In many cases it’s not just about the technology, but more about what people are doing with the social media tools and the changes in corporate behaviour required to ensure their respective organisations are relevant to, and in-sync with, an increasingly social and connected marketplace.
The executives I’m referring to range from CEOs and senior managers of fast-growth companies through to heads of communications departments of major organisations. I either work with them directly (in an advisory capacity) or deal with them at business or marketing events, or via social mediums such as LinkedIn and Twitter.
Their wide-eyed (but pragmatic) enthusiasm gladdens my heart. These people are eager not only to learn but also to put into practice the bumper harvest of ideas cascading from a democratised and hyper-connected marketplace that is increasingly being driven by the empowered many, not the privileged few.

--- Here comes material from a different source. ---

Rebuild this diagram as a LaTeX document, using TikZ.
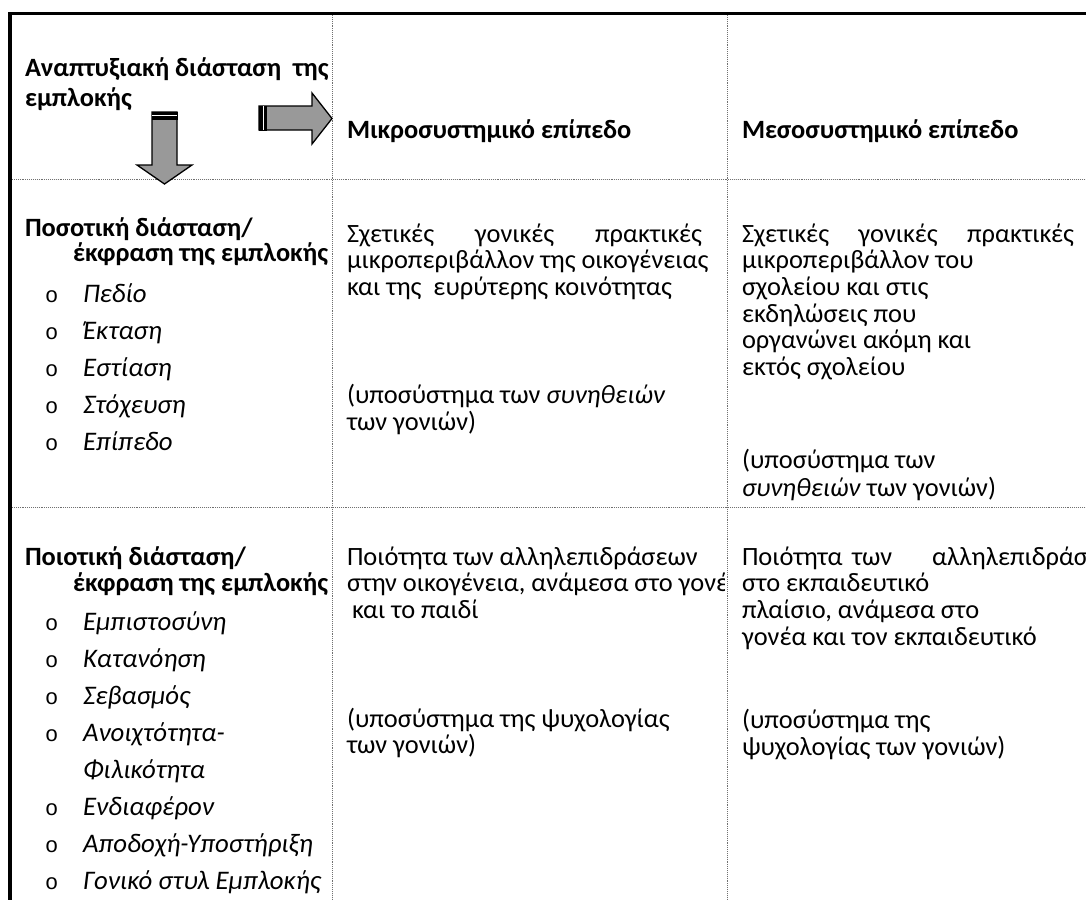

The thing is, these executives understand better than most that social media is not just about Twitter and Facebook (although in many instances, and when used correctly, these platforms can be incredibly powerful).
They are embracing the fact that today, companies need to be open, transparent, informal, conversational and relevant – they need to add value to the community by creating content that inspires, informs, educates, empowers and/or entertains consumers, content that matches customers’ needs versus always being in interruptive selling mode.

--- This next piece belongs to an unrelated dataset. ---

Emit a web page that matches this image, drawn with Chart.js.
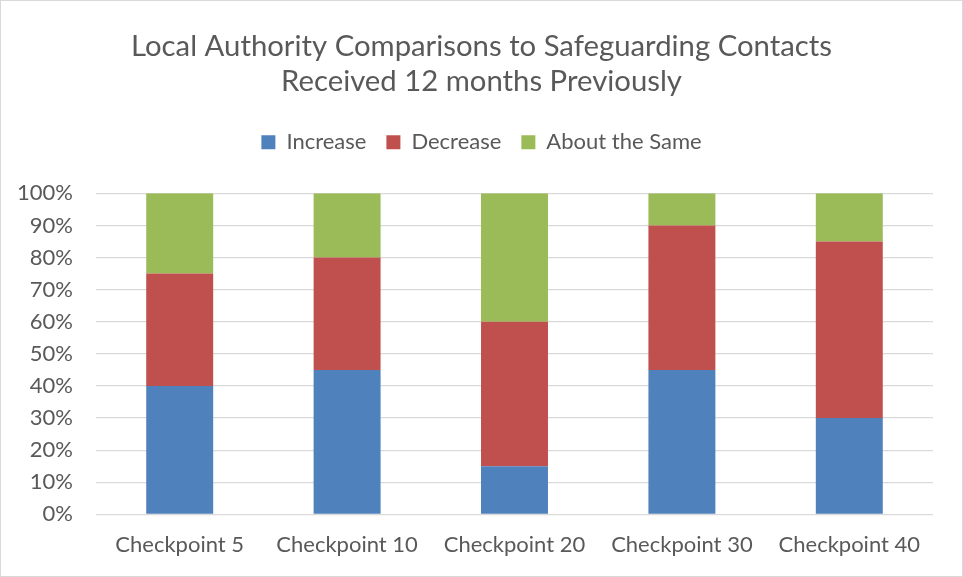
<!DOCTYPE html>
<html>
<head>
<meta charset="utf-8">
<script src="https://cdn.jsdelivr.net/npm/chart.js@4/dist/chart.umd.min.js"></script>
<style>
html,body{margin:0;padding:0;background:#fff;}
#wrap{width:961px;height:575px;border:1px solid #D9D9D9;position:relative;}
canvas{display:block;}
</style>
</head>
<body>
<div id="wrap"><canvas id="c" width="961" height="575"></canvas></div>
<script>
const categories = ["Checkpoint 5","Checkpoint 10","Checkpoint 20","Checkpoint 30","Checkpoint 40"];
const increase = [40,45,15,45,30];
const decrease = [35,35,45,45,55];
const aboutSame = [25,20,40,10,15];
const titleLines = ["Local Authority Comparisons to Safeguarding Contacts","Received 12 months Previously"];

const FONT = "Lato, 'Open Sans', 'Liberation Sans', sans-serif";
const TXT = "#595959";

const legendGap = {
  id:'legendGap',
  beforeInit(chart){
    const fit = chart.legend.fit;
    chart.legend.fit = function(){ fit.bind(chart.legend)(); this.height += 30; };
  }
};

new Chart(document.getElementById('c'), {
  type: 'bar',
  data: {
    labels: categories,
    datasets: [
      {label:"Increase", data:increase, backgroundColor:"#4F81BD", categoryPercentage:0.8, barPercentage:0.5},
      {label:"Decrease", data:decrease, backgroundColor:"#C0504D", categoryPercentage:0.8, barPercentage:0.5},
      {label:"About the Same", data:aboutSame, backgroundColor:"#9BBB59", categoryPercentage:0.8, barPercentage:0.5}
    ]
  },
  plugins:[legendGap],
  options: {
    responsive:false,
    animation:false,
    layout:{padding:{left:0,right:0,top:0,bottom:0}},
    plugins:{
      title:{display:true, text:titleLines, color:TXT, font:{family:FONT,size:29.3,weight:'normal',lineHeight:1.2}, padding:{top:28,bottom:12}},
      legend:{position:'top', labels:{color:TXT, font:{family:FONT,size:22}, boxWidth:14, boxHeight:14, padding:20}},
      tooltip:{enabled:false}
    },
    scales:{
      x:{stacked:true, grid:{display:false, drawTicks:false}, border:{display:false},
         ticks:{color:TXT, font:{family:FONT,size:22,lineHeight:0.8}, padding:22}},
      y:{stacked:true, min:0, max:100, afterFit(s){s.width=95;},
         grid:{color:"#D9D9D9", lineWidth:1.3, drawTicks:false}, border:{display:false},
         ticks:{stepSize:10, color:TXT, font:{family:FONT,size:22}, padding:23, callback:v=>v+"%"}},
      yRight:{position:'right', display:true, afterFit(s){s.width=29;},
         grid:{display:false, drawTicks:false}, border:{display:false}, ticks:{display:false}}
    }
  }
});
</script>
</body>
</html>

These forward-thinking executives understand that marketing today – indeed, the whole notion of doing business – is predicated on the fact it’s not about them anymore, as it has been in the past, but what’s in it for their customers and stakeholders.
How can they, as custodians of their brand, add value to the marketplace? How can they use social media and new technologies to contribute positively to the lives of the people who matter the most to the success of their business (or their cause or issue if they’re a non-profit organisation)?

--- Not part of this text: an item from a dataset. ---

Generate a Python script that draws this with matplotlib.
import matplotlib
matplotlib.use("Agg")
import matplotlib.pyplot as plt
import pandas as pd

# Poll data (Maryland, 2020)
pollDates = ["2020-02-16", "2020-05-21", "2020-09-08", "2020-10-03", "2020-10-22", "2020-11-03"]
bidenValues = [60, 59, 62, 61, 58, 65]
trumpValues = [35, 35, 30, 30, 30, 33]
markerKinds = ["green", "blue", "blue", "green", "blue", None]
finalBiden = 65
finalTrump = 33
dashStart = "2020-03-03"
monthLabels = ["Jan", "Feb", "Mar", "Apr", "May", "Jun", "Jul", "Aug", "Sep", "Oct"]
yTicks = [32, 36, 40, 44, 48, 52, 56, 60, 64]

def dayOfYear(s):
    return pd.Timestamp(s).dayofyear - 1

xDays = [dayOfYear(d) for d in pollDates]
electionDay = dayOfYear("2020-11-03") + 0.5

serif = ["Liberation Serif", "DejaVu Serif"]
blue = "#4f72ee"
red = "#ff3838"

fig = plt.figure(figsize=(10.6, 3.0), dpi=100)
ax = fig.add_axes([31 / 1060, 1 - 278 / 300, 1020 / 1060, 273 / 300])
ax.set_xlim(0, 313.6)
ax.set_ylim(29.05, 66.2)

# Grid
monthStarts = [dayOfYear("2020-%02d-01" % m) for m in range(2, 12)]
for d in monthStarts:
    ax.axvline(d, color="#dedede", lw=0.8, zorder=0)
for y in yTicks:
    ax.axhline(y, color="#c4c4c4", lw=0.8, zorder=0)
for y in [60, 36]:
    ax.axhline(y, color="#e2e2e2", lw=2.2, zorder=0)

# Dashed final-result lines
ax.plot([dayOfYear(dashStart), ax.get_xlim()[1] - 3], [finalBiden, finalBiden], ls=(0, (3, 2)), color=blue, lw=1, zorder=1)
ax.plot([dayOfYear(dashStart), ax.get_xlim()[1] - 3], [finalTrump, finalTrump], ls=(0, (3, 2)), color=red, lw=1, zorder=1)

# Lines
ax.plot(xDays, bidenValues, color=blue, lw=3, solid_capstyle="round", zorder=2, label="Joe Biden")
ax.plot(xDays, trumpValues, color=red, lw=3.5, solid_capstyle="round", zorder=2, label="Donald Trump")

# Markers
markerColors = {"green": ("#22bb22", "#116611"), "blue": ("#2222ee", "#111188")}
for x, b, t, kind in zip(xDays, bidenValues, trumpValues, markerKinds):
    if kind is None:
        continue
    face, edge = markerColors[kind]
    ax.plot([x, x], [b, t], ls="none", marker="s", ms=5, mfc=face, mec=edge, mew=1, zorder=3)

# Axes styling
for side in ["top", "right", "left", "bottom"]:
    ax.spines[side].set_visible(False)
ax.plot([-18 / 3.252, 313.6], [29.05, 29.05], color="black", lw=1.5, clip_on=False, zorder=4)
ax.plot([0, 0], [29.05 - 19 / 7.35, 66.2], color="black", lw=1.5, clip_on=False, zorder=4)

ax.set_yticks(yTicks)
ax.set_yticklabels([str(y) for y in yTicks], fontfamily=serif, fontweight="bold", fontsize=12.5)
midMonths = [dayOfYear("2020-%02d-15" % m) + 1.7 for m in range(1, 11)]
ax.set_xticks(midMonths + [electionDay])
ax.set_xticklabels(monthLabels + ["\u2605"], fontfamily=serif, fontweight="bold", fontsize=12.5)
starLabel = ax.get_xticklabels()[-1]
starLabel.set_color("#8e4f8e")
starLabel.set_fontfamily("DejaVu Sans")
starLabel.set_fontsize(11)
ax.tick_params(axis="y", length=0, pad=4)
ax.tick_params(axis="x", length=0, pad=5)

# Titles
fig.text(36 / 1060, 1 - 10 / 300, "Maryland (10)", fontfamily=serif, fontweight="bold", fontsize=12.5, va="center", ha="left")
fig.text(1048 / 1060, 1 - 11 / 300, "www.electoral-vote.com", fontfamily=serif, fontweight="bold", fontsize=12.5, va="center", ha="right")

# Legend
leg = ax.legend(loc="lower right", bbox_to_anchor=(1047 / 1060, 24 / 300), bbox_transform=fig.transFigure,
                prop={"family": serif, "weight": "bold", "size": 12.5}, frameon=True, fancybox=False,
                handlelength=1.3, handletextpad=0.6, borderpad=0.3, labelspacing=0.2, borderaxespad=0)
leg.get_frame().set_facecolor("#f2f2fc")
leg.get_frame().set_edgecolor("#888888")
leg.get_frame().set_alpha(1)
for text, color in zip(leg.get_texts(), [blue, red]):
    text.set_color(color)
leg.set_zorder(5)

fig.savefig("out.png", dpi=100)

But a definite flipside remains – organisations that give every sign they’re refusing to adapt to the obvious changes occurring in the marketplace. You see it every day – companies missing out on massive opportunities to add value to the community, to use content and social media to be interesting, relevant and helpful to customers, influencers and stakeholders.
Let me be clear: when I talk about using new media to connect with the marketplace, I mean going deeper than just having a presence on Facebook and Twitter. That’s the easy stuff. Although, amazingly, according to a report half of the ‘big end of town’ in Australia still isn’t on any social media platform.
What sort of opportunities are we talking about? How can companies take full advantage of social media and online publishing tools to reinvent the way they communicate with the marketplace and make themselves more relevant to customers?
Check out some of the things progressive companies in the US are doing – yes, they’re proficient with Twitter and Facebook, that’s a given today – but look at how they’re going about their respective businesses. Take notice of the connection they have with consumers, and the effort they take in building a community of fans and supporters of their brand and what it is they do (and stand for).
- HubSpot Baking social into everything it does, a truly social business.
- American Express Champion of small business (look at the brand’s ‘Shop Small’ initiative).
- Altimeter Group Challenging the long-held notion of a professional services firm ‘giving away free IP’.
- King Arthur Flour How a commodity business built a super-engaged community.
- Pottery Barn Attracting fans by sharing inspiring ideas.
- Mint.com Helping customers by providing useful advice.
- Firebrand Talent Thought leadership in the digital/marketing recruitment space (locally based).
These companies represent the new breed. They’re ‘connected brands’ that are using social media and online publishing platforms to deepen the relationship they have with the marketplace (and broader community generally).
And in doing so, they’re setting themselves up to succeed in a world that is evolving by the day.